Tradition has recorded that Muslims from the Malabar Coast in south India travelled to the island to pay homage to what they believed to be the footprint of Adam on the top of a mountain called Adam’s Peak. Before the end of the 7th century, encouraged by the cordial welcome offered by the local rulers and drawn by the island’s natural beauty and religious beliefs centred around Adam’s Peak, a growing colony of Arab merchants had established themselves on the island. Most lived in the western coastal areas and maintained cultural and commercial contacts with the Middle East.

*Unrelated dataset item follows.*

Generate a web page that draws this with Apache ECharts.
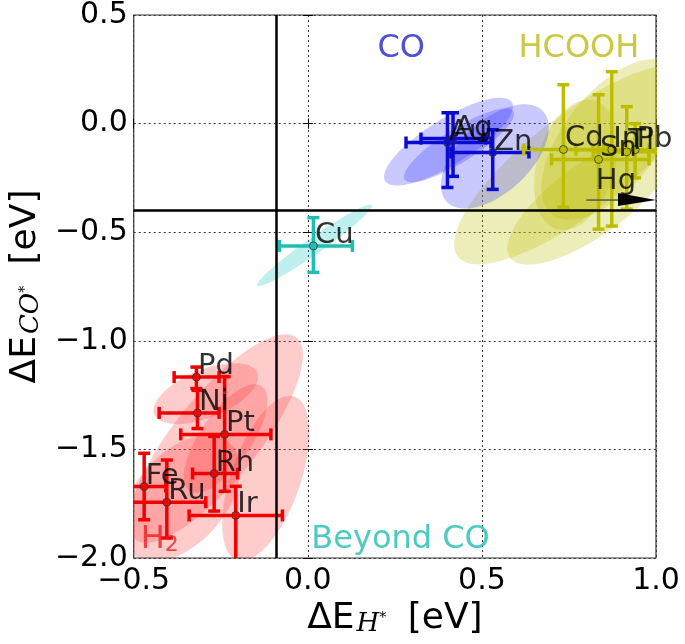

By the beginning of the 16th century these descendants of the original Arab traders were very successful in trade and commerce and had integrated socially with the customs of the local people. Moors were found throughout the island but mostly in the urban coastal regions. They were, however, persecuted by the Portuguese on the basis of their religion and were forced to retreat into the central highlands and to the east coast. In recent times the civil war resulted in large population movements in the north of the island. This mainly affected the Moors. The once-flourishing Muslim community in the northern province was decimated by ethnic cleansing carried out by the Tamil Tigers in 1991.